Esa maldita dualidad
Si ustedes creían que con la saga Crepúsculo terminaba el infame legado de Stephenie Meyer, lamento decirles que no, esta semana tenemos La huésped. Y es increíble ver cómo a pesar del cambio de director, el cambio de entramado visual, el cambio de actores y un escenario completamente distinto, sigue siendo esencialmente un producto de la escritora de la saga de vampiros acartonados pop. No importa si la cuestión pasa por una distopía futurista con autos plateados y “almas” intergalácticas o una ciudad donde unos vampiros milenarios irrumpen en la vida de una chica. Esto es obra de Meyer y ver esta película con la saga Crepúsculo aún en la cabeza transmite una especie de deja vú, incluso si al verla recordamos títulos de culto como Los usurpadores de cuerpos.
La cuestión es sencilla: llegan unos alienígenas desde el espacio exterior que invaden la Tierra y la colonizan a partir de la invasión de los cuerpos de sus habitantes, para llevar a una convivencia universal y pacífica. Aparentemente los humanos somos demasiado “salvajes” y la parte de convivencia se omite, con lo cual sólo queda la parte de invasión de cuerpos. En ese contexto una chica (Melanie, interpretada por SaoirseRonan) lleva a cabo una valiente resistencia, pero en un desafortunado evento se sacrifica para proteger a su novio Jared (Max Irons) y su hermano Jamie (Chandler Canterbury). La cuestión es que es apresada e “invadida” por el “alma” de Wanderer (algo así como entidades espirituales que se alojan e invaden los cuerpos), pero el amor (es la única explicación que dan en toda la película) de Melanie es tan fuerte que continúa resistiendo, a diferencia de los millones de humanos que fueron invadidos. Claro, su amor es único y particular. Por tal razón, a pesar de que “Wanderer” ocupa el cuerpo de Melanie, ella continúa resistiendo en sus pensamientos, oponiéndose constantemente a entregar información a los extraterrestres sobre dónde se encuentra el resto de la resistencia que lidera.
Y este es el disparador del escape desesperado de la protagonista, las dudas de “Wanderer” en las intenciones de sus semejantes en la “colonización”, los problemas de convivencia entre el cuerpo y el “alma” y, cómo no, el amor en un triángulo de contradicciones, una marca de la factoría Meyer. Sí, ahora las contradicciones del personaje femenino vienen por el lado del “alma”, por lo tanto su alma va a querer a Jared por los recuerdos del pasado, pero el cuerpo ocupado por “Wanderer” (luego Wanda) quiere a otro muchacho.
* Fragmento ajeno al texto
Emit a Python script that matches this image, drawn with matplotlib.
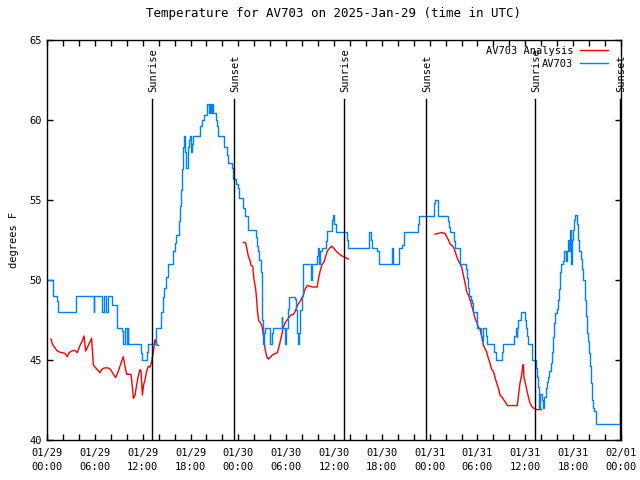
import numpy as np
import matplotlib.pyplot as plt

# hours since 2025-01-29 00:00 UTC
obs_hours = [0.0, 0.8, 1.2, 1.4, 3.6, 5.85, 5.95, 6.94, 7.1, 7.36, 7.6, 8.2, 8.8,
             9.37, 9.58, 9.75, 10.0, 10.1, 10.2, 11.75, 11.87, 12.5, 12.7, 13.67,
             14.26, 14.5, 14.68, 14.9, 15.14, 15.76, 15.85, 16.06, 16.18, 16.56,
             16.68, 16.81, 16.98, 17.1, 17.23, 17.35, 17.44, 17.73, 17.85, 17.98,
             18.1, 18.23, 18.36, 19.19, 19.4, 19.74, 20.11, 20.3, 20.4, 20.55,
             20.65, 20.86, 21.16, 21.3, 21.49, 22.2, 22.62, 22.75, 23.16, 23.37,
             23.71, 23.92, 24.08, 24.63, 24.84, 25.26, 26.22, 26.38, 26.51, 26.64,
             26.8, 26.93, 27.01, 27.05, 27.14, 27.26, 27.35, 27.97, 28.18, 28.31,
             29.44, 29.52, 29.85, 30.0, 30.19, 30.4, 31.11, 31.23, 31.32, 31.45,
             31.61, 31.74, 31.95, 32.07, 32.15, 33.11, 33.3, 33.83, 33.95, 34.1,
             34.24, 34.46, 35.0, 35.16, 35.71, 35.84, 36.0, 36.25, 37.67, 37.8,
             40.39, 40.6, 40.73, 41.44, 41.65, 43.32, 43.45, 44.15, 44.49, 44.78,
             46.58, 46.71, 48.54, 48.67, 49.05, 50.26, 50.43, 50.55, 51.05, 51.22,
             51.81, 52.52, 52.65, 52.85, 52.98, 53.15, 53.27, 53.48, 53.9, 54.4,
             54.6, 54.73, 55.07, 55.23, 56.11, 56.28, 57.11, 57.24, 58.62, 58.79,
             58.9, 59.0, 59.12, 59.46, 59.96, 60.09, 60.26, 60.38, 60.8, 61.3,
             61.5, 61.62, 61.76, 61.84, 62.09, 62.26, 62.38, 62.55, 62.68, 62.8,
             63.0, 63.18, 63.31, 63.43, 63.6, 63.72, 63.94, 64.06, 64.22, 64.35,
             64.48, 64.69, 64.85, 65.1, 65.23, 65.4, 65.52, 65.6, 65.73, 65.86,
             65.94, 66.1, 66.23, 66.52, 66.65, 66.77, 66.94, 67.07, 67.28, 67.49,
             67.61, 67.74, 67.9, 68.03, 68.11, 68.24, 68.36, 68.49, 68.61, 68.86,
             69.03, 71.88, 72.0]
obs_temps = [50.0, 49.0, 48.7, 48.0, 49.0, 48.0, 49.0, 48.0, 49.0, 48.0, 49.0, 48.4, 47.0,
             46.8, 46.0, 47.0, 46.0, 47.0, 46.0, 45.4, 45.0, 45.5, 46.0, 47.0,
             48.0, 48.9, 49.5, 50.2, 51.0, 51.25, 51.8, 52.3, 52.8, 53.7,
             54.6, 55.6, 56.9, 58.3, 59.0, 58.0, 57.0, 58.3, 58.7, 59.0,
             58.0, 58.5, 59.0, 59.6, 60.0, 60.3, 61.0, 60.4, 61.0, 60.4,
             61.0, 60.4, 60.0, 59.6, 59.0, 58.3, 57.8, 57.3, 57.0, 56.3,
             56.0, 55.7, 55.1, 54.5, 54.0, 53.1, 52.7, 52.1, 51.8, 51.25,
             50.5, 48.95, 47.5, 46.7, 46.0, 46.7, 47.0, 46.0, 46.7, 47.0,
             47.7, 47.0, 46.0, 47.0, 48.2, 48.95, 48.8, 48.1, 46.7, 46.0,
             46.7, 48.1, 49.0, 50.2, 51.0, 50.0, 51.0, 51.5, 52.0, 51.0,
             51.8, 52.0, 52.4, 53.05, 53.75, 54.05, 53.5, 53.0, 52.5, 52.0,
             53.0, 52.5, 52.0, 51.8, 51.0, 52.0, 51.0, 52.0, 52.2, 53.0,
             53.5, 54.0, 54.8, 55.0, 54.0, 53.7, 53.3, 53.0, 52.4, 52.0,
             51.0, 50.7, 50.1, 49.5, 49.0, 48.75, 48.55, 48.0, 47.0, 46.5,
             46.2, 47.0, 46.5, 46.0, 45.5, 45.0, 45.5, 46.0, 46.5, 47.0,
             46.4, 47.0, 47.5, 48.0, 47.5, 47.0, 46.5, 46.0, 45.0, 44.5,
             43.95, 43.3, 42.0, 42.9, 42.5, 42.0, 42.7, 43.25, 43.65, 43.95,
             44.3, 44.8, 45.5, 46.45, 47.3, 47.9, 48.2, 48.75, 49.4, 50.5,
             51.0, 51.2, 51.8, 51.2, 51.8, 52.5, 51.8, 53.1, 51.0, 52.5,
             53.1, 53.75, 54.05, 53.5, 52.5, 51.8, 51.3, 50.7, 50.0, 48.75,
             47.75, 46.7, 46.15, 45.4, 44.6, 43.55, 42.5, 42.0, 41.8, 41.0,
             41.0, 41.8, 41.8]

ana_hours1 = [0.5, 0.67, 0.92, 1.21, 1.51, 1.92, 2.26, 2.55, 2.76, 3.09, 3.51, 3.8,
              4.14, 4.43, 4.64, 4.85, 5.18, 5.6, 5.81, 6.02, 6.31, 6.65, 6.86, 7.19,
              7.69, 7.99, 8.32, 8.61, 8.95, 9.28, 9.57, 9.78, 9.99, 10.54, 10.7,
              10.83, 11.04, 11.25, 11.45, 11.67, 11.79, 11.96, 12.12, 12.29, 12.5,
              12.71, 12.92, 13.13, 13.34, 13.55, 13.67, 13.8, 13.96]
ana_temps1 = [46.3, 46.0, 45.8, 45.6, 45.5, 45.45, 45.4, 45.2, 45.45, 45.55, 45.6, 45.45,
              45.9, 46.2, 46.5, 45.55, 45.9, 46.35, 44.7, 44.55, 44.4, 44.2, 44.4, 44.5,
              44.5, 44.4, 44.1, 43.9, 44.3, 44.8, 45.2, 44.6, 44.1, 44.1, 43.35,
              42.6, 42.8, 43.45, 44.0, 44.4, 44.3, 42.8, 43.45, 43.75, 44.3,
              44.6, 44.55, 44.9, 45.5, 46.25, 46.1, 45.95, 45.9]

ana_hours2 = [24.63, 24.92, 25.05, 25.26, 25.47, 25.59, 25.8, 25.97, 26.18, 26.3, 26.43,
              26.55, 26.8, 26.93, 27.14, 27.35, 27.56, 27.76, 27.97, 28.27, 28.6, 28.89,
              29.14, 29.44, 29.64, 29.85, 30.06, 30.27, 30.61, 30.9, 31.11, 31.32, 31.53,
              31.74, 31.95, 32.15, 32.36, 32.66, 32.99, 33.32, 33.61, 33.9, 34.03, 34.24,
              34.49, 34.74, 34.95, 35.16, 35.49, 35.71, 35.92, 36.25, 36.55, 36.96, 37.38,
              37.8]
ana_temps2 = [52.35, 52.3, 52.0, 51.45, 51.2, 50.9, 50.85, 50.0, 49.4, 48.75, 47.9,
              47.45, 47.3, 47.2, 46.55, 45.7, 45.2, 45.05, 45.15, 45.3, 45.4, 45.45,
              45.9, 46.55, 47.0, 47.3, 47.45, 47.6, 47.8, 47.85, 48.0, 48.3, 48.5,
              48.65, 48.85, 49.05, 49.4, 49.65, 49.6, 49.55, 49.55, 49.55, 50.0, 50.5,
              50.95, 51.1, 51.45, 51.8, 52.0, 52.1, 52.0, 51.8, 51.65, 51.5, 51.4,
              51.3]

ana_hours3 = [48.67, 49.09, 49.51, 49.92, 50.13, 50.34, 50.55, 50.76, 50.97, 51.18,
              51.39, 51.6, 51.81, 52.02, 52.14, 52.31, 52.52, 52.65, 52.85, 53.06, 53.27,
              53.48, 53.69, 53.9, 54.11, 54.32, 54.53, 54.73, 54.94, 55.15, 55.36, 55.57,
              55.78, 55.99, 56.2, 56.41, 56.62, 56.82, 57.04, 57.24, 57.45, 57.74, 58.99,
              59.12, 59.33, 59.54, 59.67, 59.75, 59.83, 59.96, 60.17, 60.38, 60.59, 60.8,
              61.0, 61.21, 61.42, 61.75, 62.05]
ana_temps3 = [52.85, 52.9, 52.95, 52.9, 52.7, 52.5, 52.25, 52.15, 52.05, 51.8,
              51.45, 51.2, 51.0, 50.8, 50.5, 50.1, 49.6, 49.25, 49.05, 48.75, 48.4,
              48.0, 47.6, 47.35, 47.05, 46.9, 46.45, 45.95, 45.7, 45.5, 45.1, 44.8,
              44.4, 44.3, 43.9, 43.55, 43.25, 42.8, 42.7, 42.55, 42.4, 42.15, 42.15,
              42.7, 43.55, 44.05, 44.6, 44.7, 43.9, 43.65, 43.15, 42.7, 42.3, 42.1,
              42.0, 41.95, 41.9, 41.9, 41.9]

sun_hours = [13.2, 23.45, 37.25, 47.6, 61.25, 71.9]
sun_labels = ["Sunrise", "Sunset", "Sunrise", "Sunset", "Sunrise", "Sunset"]

tick_hours = list(range(0, 73, 6))
tick_labels = ["01/29\n00:00", "01/29\n06:00", "01/29\n12:00", "01/29\n18:00",
               "01/30\n00:00", "01/30\n06:00", "01/30\n12:00", "01/30\n18:00",
               "01/31\n00:00", "01/31\n06:00", "01/31\n12:00", "01/31\n18:00",
               "02/01\n00:00"]

plt.rcParams['font.family'] = 'DejaVu Sans Mono'
plt.rcParams['font.size'] = 7.5

fig = plt.figure(figsize=(6.4, 4.8), dpi=100)
ax = fig.add_axes([47 / 640, 1 - 440 / 480, 574 / 640, 400.5 / 480])

ana_color = '#ff0000'
obs_color = '#0080ff'
ax.plot(ana_hours1, ana_temps1, color=ana_color, lw=1.0, label='AV703 Analysis')
ax.plot(ana_hours2, ana_temps2, color=ana_color, lw=1.0)
ax.plot(ana_hours3, ana_temps3, color=ana_color, lw=1.0)
ax.step(obs_hours, obs_temps, where='post', color=obs_color, lw=1.0, label='AV703')

for h, lab in zip(sun_hours, sun_labels):
    ax.plot([h, h], [40, 61.3], color='black', lw=1.0)
    ax.text(h + 0.15, 61.75, lab, rotation=90, ha='center', va='bottom')

ax.set_xlim(0, 72)
ax.set_ylim(40, 65)
ax.set_xticks(tick_hours)
ax.set_xticklabels(tick_labels, linespacing=1.5)
ax.set_xticks(range(0, 73, 2), minor=True)
ax.set_yticks(range(40, 66, 5))
ax.tick_params(which='both', direction='in', top=True, right=True, length=4, width=1)
ax.tick_params(axis='x', pad=6)
ax.set_ylabel('degrees F', labelpad=8)
ax.set_title('Temperature for AV703 on 2025-Jan-29 (time in UTC)', pad=16)
for s in ax.spines.values():
    s.set_linewidth(1.0)

ax.legend(loc='upper right', bbox_to_anchor=(0.9885, 1.0), markerfirst=False,
          frameon=False, handlelength=2.7, handletextpad=0.67, labelspacing=0.3,
          borderaxespad=0.2)

fig.savefig('out.png', dpi=100)
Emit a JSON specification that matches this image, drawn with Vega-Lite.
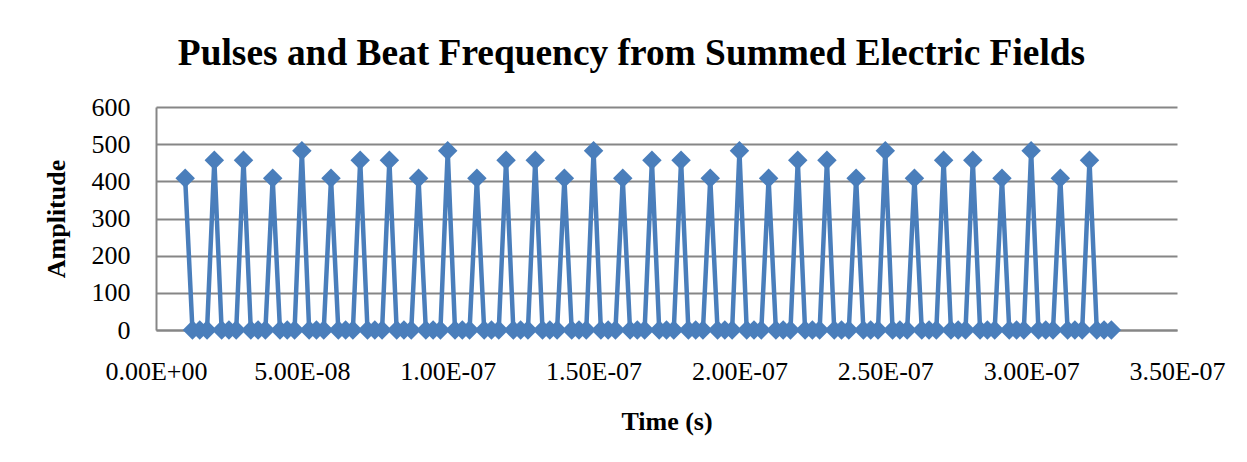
{
  "$schema": "https://vega.github.io/schema/vega-lite/v6.json",
  "width": 1021,
  "height": 223,
  "autosize": {"type": "none"},
  "padding": {"left": 156, "top": 107, "right": 70, "bottom": 132},
  "background": "white",
  "title": {
    "text": "Pulses and Beat Frequency from Summed Electric Fields",
    "font": "Liberation Serif",
    "fontSize": 37.4,
    "fontWeight": "bold",
    "color": "black",
    "anchor": "middle",
    "dx": -35,
    "dy": 50,
    "baseline": "alphabetic",
    "offset": 42
  },
  "config": {
    "view": {"stroke": null},
    "axis": {
      "labelFont": "Liberation Serif",
      "labelFontSize": 26,
      "labelColor": "black",
      "titleFont": "Liberation Serif",
      "titleFontSize": 26,
      "titleFontWeight": "bold",
      "titleColor": "black",
      "domainColor": "#868686",
      "domainWidth": 2,
      "gridColor": "#868686",
      "gridWidth": 2,
      "ticks": false
    }
  },
  "data": {
    "values": [
      {"t": 10e-9, "a": 408}, {"t": 12.5e-9, "a": 0}, {"t": 15e-9, "a": 0}, {"t": 17.5e-9, "a": 0},
      {"t": 20e-9, "a": 457}, {"t": 22.5e-9, "a": 0}, {"t": 25e-9, "a": 0}, {"t": 27.5e-9, "a": 0},
      {"t": 30e-9, "a": 457}, {"t": 32.5e-9, "a": 0}, {"t": 35e-9, "a": 0}, {"t": 37.5e-9, "a": 0},
      {"t": 40e-9, "a": 408}, {"t": 42.5e-9, "a": 0}, {"t": 45e-9, "a": 0}, {"t": 47.5e-9, "a": 0},
      {"t": 50e-9, "a": 482}, {"t": 52.5e-9, "a": 0}, {"t": 55e-9, "a": 0}, {"t": 57.5e-9, "a": 0},
      {"t": 60e-9, "a": 408}, {"t": 62.5e-9, "a": 0}, {"t": 65e-9, "a": 0}, {"t": 67.5e-9, "a": 0},
      {"t": 70e-9, "a": 457}, {"t": 72.5e-9, "a": 0}, {"t": 75e-9, "a": 0}, {"t": 77.5e-9, "a": 0},
      {"t": 80e-9, "a": 457}, {"t": 82.5e-9, "a": 0}, {"t": 85e-9, "a": 0}, {"t": 87.5e-9, "a": 0},
      {"t": 90e-9, "a": 408}, {"t": 92.5e-9, "a": 0}, {"t": 95e-9, "a": 0}, {"t": 97.5e-9, "a": 0},
      {"t": 100e-9, "a": 482}, {"t": 102.5e-9, "a": 0}, {"t": 105e-9, "a": 0}, {"t": 107.5e-9, "a": 0},
      {"t": 110e-9, "a": 408}, {"t": 112.5e-9, "a": 0}, {"t": 115e-9, "a": 0}, {"t": 117.5e-9, "a": 0},
      {"t": 120e-9, "a": 457}, {"t": 122.5e-9, "a": 0}, {"t": 125e-9, "a": 0}, {"t": 127.5e-9, "a": 0},
      {"t": 130e-9, "a": 457}, {"t": 132.5e-9, "a": 0}, {"t": 135e-9, "a": 0}, {"t": 137.5e-9, "a": 0},
      {"t": 140e-9, "a": 408}, {"t": 142.5e-9, "a": 0}, {"t": 145e-9, "a": 0}, {"t": 147.5e-9, "a": 0},
      {"t": 150e-9, "a": 482}, {"t": 152.5e-9, "a": 0}, {"t": 155e-9, "a": 0}, {"t": 157.5e-9, "a": 0},
      {"t": 160e-9, "a": 408}, {"t": 162.5e-9, "a": 0}, {"t": 165e-9, "a": 0}, {"t": 167.5e-9, "a": 0},
      {"t": 170e-9, "a": 457}, {"t": 172.5e-9, "a": 0}, {"t": 175e-9, "a": 0}, {"t": 177.5e-9, "a": 0},
      {"t": 180e-9, "a": 457}, {"t": 182.5e-9, "a": 0}, {"t": 185e-9, "a": 0}, {"t": 187.5e-9, "a": 0},
      {"t": 190e-9, "a": 408}, {"t": 192.5e-9, "a": 0}, {"t": 195e-9, "a": 0}, {"t": 197.5e-9, "a": 0},
      {"t": 200e-9, "a": 482}, {"t": 202.5e-9, "a": 0}, {"t": 205e-9, "a": 0}, {"t": 207.5e-9, "a": 0},
      {"t": 210e-9, "a": 408}, {"t": 212.5e-9, "a": 0}, {"t": 215e-9, "a": 0}, {"t": 217.5e-9, "a": 0},
      {"t": 220e-9, "a": 457}, {"t": 222.5e-9, "a": 0}, {"t": 225e-9, "a": 0}, {"t": 227.5e-9, "a": 0},
      {"t": 230e-9, "a": 457}, {"t": 232.5e-9, "a": 0}, {"t": 235e-9, "a": 0}, {"t": 237.5e-9, "a": 0},
      {"t": 240e-9, "a": 408}, {"t": 242.5e-9, "a": 0}, {"t": 245e-9, "a": 0}, {"t": 247.5e-9, "a": 0},
      {"t": 250e-9, "a": 482}, {"t": 252.5e-9, "a": 0}, {"t": 255e-9, "a": 0}, {"t": 257.5e-9, "a": 0},
      {"t": 260e-9, "a": 408}, {"t": 262.5e-9, "a": 0}, {"t": 265e-9, "a": 0}, {"t": 267.5e-9, "a": 0},
      {"t": 270e-9, "a": 457}, {"t": 272.5e-9, "a": 0}, {"t": 275e-9, "a": 0}, {"t": 277.5e-9, "a": 0},
      {"t": 280e-9, "a": 457}, {"t": 282.5e-9, "a": 0}, {"t": 285e-9, "a": 0}, {"t": 287.5e-9, "a": 0},
      {"t": 290e-9, "a": 408}, {"t": 292.5e-9, "a": 0}, {"t": 295e-9, "a": 0}, {"t": 297.5e-9, "a": 0},
      {"t": 300e-9, "a": 482}, {"t": 302.5e-9, "a": 0}, {"t": 305e-9, "a": 0}, {"t": 307.5e-9, "a": 0},
      {"t": 310e-9, "a": 408}, {"t": 312.5e-9, "a": 0}, {"t": 315e-9, "a": 0}, {"t": 317.5e-9, "a": 0},
      {"t": 320e-9, "a": 457}, {"t": 322.5e-9, "a": 0}, {"t": 325e-9, "a": 0}, {"t": 327.5e-9, "a": 0}
    ]
  },
  "mark": {
    "type": "line",
    "color": "#4A7EBB",
    "strokeWidth": 4.5,
    "point": {"shape": "diamond", "size": 380, "filled": true, "color": "#4A7EBB", "opacity": 1}
  },
  "encoding": {
    "x": {
      "field": "t",
      "type": "quantitative",
      "title": "Time (s)",
      "scale": {"domain": [0, 3.5e-7], "nice": false, "zero": false},
      "axis": {
        "values": [0, 5e-8, 1e-7, 1.5e-7, 2e-7, 2.5e-7, 3e-7, 3.5e-7],
        "labelExpr": "replace(replace(format(datum.value, '.2e'), 'e-', 'E-0'), 'e+', 'E+0')",
        "grid": false,
        "labelPadding": 28,
        "titlePadding": 24,
        "labelFlush": false,
        "labelOverlap": false
      }
    },
    "y": {
      "field": "a",
      "type": "quantitative",
      "title": "Amplitude",
      "scale": {"domain": [0, 600], "nice": false},
      "axis": {
        "values": [0, 100, 200, 300, 400, 500, 600],
        "grid": true,
        "labelPadding": 26,
        "titlePadding": 22
      }
    }
  }
}
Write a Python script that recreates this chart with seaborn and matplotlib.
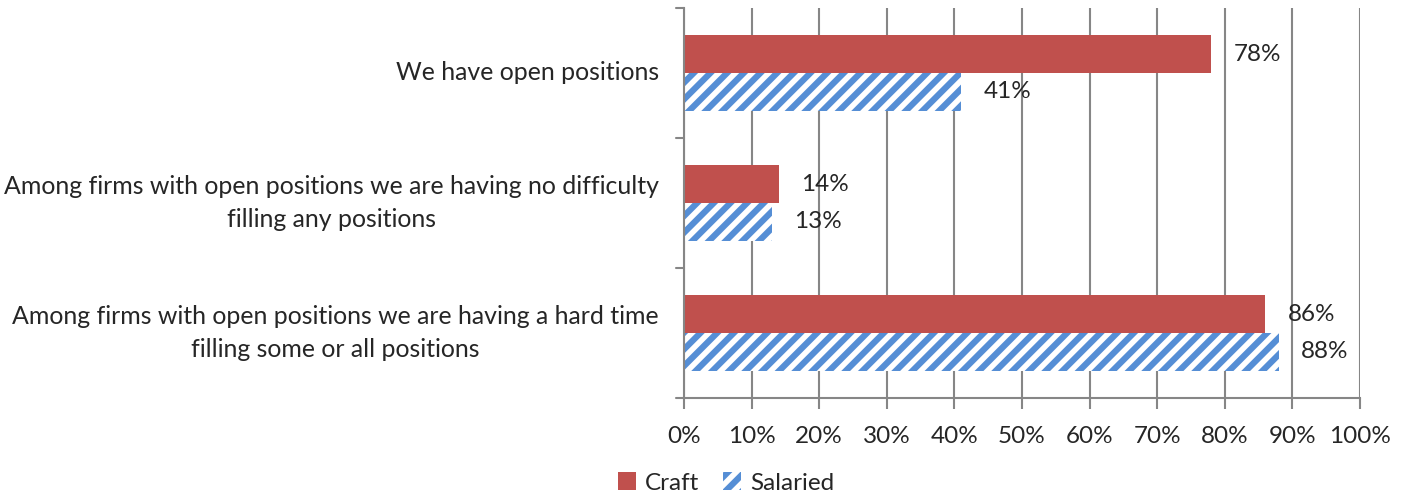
import pandas as pd
import seaborn as sns
import matplotlib.pyplot as plt
from matplotlib.patches import Patch
from matplotlib.transforms import blended_transform_factory

# Data
categories = [
    'We have open positions',
    'Among firms with open positions we are having no difficulty\nfilling any positions',
    'Among firms with open positions we are having a hard time\nfilling some or all positions',
]
craft = [78, 14, 86]
salaried = [41, 13, 88]
series = ['Craft', 'Salaried']

df = pd.DataFrame({
    'Category': categories * 2,
    'Group': ['Craft'] * 3 + ['Salaried'] * 3,
    'Value': craft + salaried,
})

sns.set_style('white')
plt.rcParams['font.family'] = ['Lato', 'DejaVu Sans']
plt.rcParams['hatch.linewidth'] = 4.5

red = '#C0504D'
blue = '#558ED5'
grey = '#868686'
fs = 17.5

fig = plt.figure(figsize=(14.09, 4.96), dpi=100)
ax = fig.add_axes([684 / 1409, 1 - 398 / 496, (1360 - 684) / 1409, 390 / 496])

sns.barplot(data=df, y='Category', x='Value', hue='Group', orient='h',
            palette={'Craft': red, 'Salaried': 'white'}, width=0.58,
            saturation=1, ax=ax, legend=False)

for bars, name in zip(ax.containers, series):
    for p in bars:
        p.set_linewidth(0)
        if name == 'Salaried':
            p.set_hatch('//')
            p.set_edgecolor(blue)
    ax.bar_label(bars, labels=[f'{v:.0f}%' for v in bars.datavalues],
                 padding=16, fontsize=fs)

ax.set_xlim(0, 100)
ax.set_xticks(range(0, 101, 10))
ax.set_xticklabels([f'{t}%' for t in range(0, 101, 10)], fontsize=fs)
ax.tick_params(axis='x', pad=12, length=8, color=grey, width=1.5, direction='out', bottom=True)
ax.tick_params(axis='y', length=0)
ax.set_ylim(2.5, -0.5)
ax.set_xlabel('')
ax.set_ylabel('')
ax.grid(axis='x', color=grey, linewidth=1.5)
ax.set_axisbelow(True)
for s in ['top', 'right']:
    ax.spines[s].set_visible(False)
for s in ['left', 'bottom']:
    ax.spines[s].set_color(grey)
    ax.spines[s].set_linewidth(1.5)

# y category boundary ticks
for yb in [-0.5, 0.5, 1.5, 2.5]:
    ax.plot([-1.2, 0], [yb, yb], color=grey, linewidth=1.5, clip_on=False)

# category labels: right-aligned block, centred lines
ax.set_yticklabels([])
tr = blended_transform_factory(fig.transFigure, ax.transData)
for i, c in enumerate(categories):
    ax.text(659 / 1409, i, c, transform=tr, ha='right', va='center',
            multialignment='center', fontsize=17.9, linespacing=1.5)

handles = [Patch(facecolor=red, edgecolor='none', label='Craft'),
           Patch(facecolor='white', edgecolor=blue, hatch='//', linewidth=0, label='Salaried')]
fig.legend(handles=handles, loc='center', bbox_to_anchor=(726 / 1409, 1 - 483 / 496),
           ncol=2, frameon=False, fontsize=fs, handlelength=0.75, handleheight=0.75,
           handletextpad=0.35, columnspacing=1.0)

fig.savefig('out.png', dpi=100)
Y en eso consiste toda la subtrama amorosa.
Esta es la base de una película que, a pesar de lo previsible del argumento y las enormes carencias narrativas, logra ser digna gracias a la eficiente dirección de Andrew Niccol (sobre todo en las secuencias de acción) y las interpretaciones que hace el talentoso elenco para sostener personajes imposibles. En el medio Niccol parece divertirse poniendo todas esas cosas de chick flick que hacen de este subgénero un kitsch infinito: fíjense que cada vez que se besan Melanie y Jared llueve arbitrariamente, que los personajes se desean y se miden las intenciones en diálogos insoportables y el erotismo insinuado que, aquí sí, es por momentos más audaz que el de Crepúsculo. Sin embargo, también lo empata con una dosis de oscuridad: la secuencia del suicidio del padre de Melanie, la “dictadura saludable” del tío Jeb (William Hurt) o las fallidas intervenciones quirúrgicas de la resistencia le dan a la película una densidad que las entregas vampíricas jamás tuvieron. Nos queda luego un happy ending algo abrupto pero, ante todo, no resulta forzado, con lo cual se cierra una película que más allá de su obvio sustento conservador y religioso no deja de tomar sus riesgos y dar un film honesto.
Un plus: Diane Kruger vestida de blanco como “seeker” luce un cuerpo que por momentos nos hace olvidar la película, sobre todo porque Niccol captura su imagen con particular afición.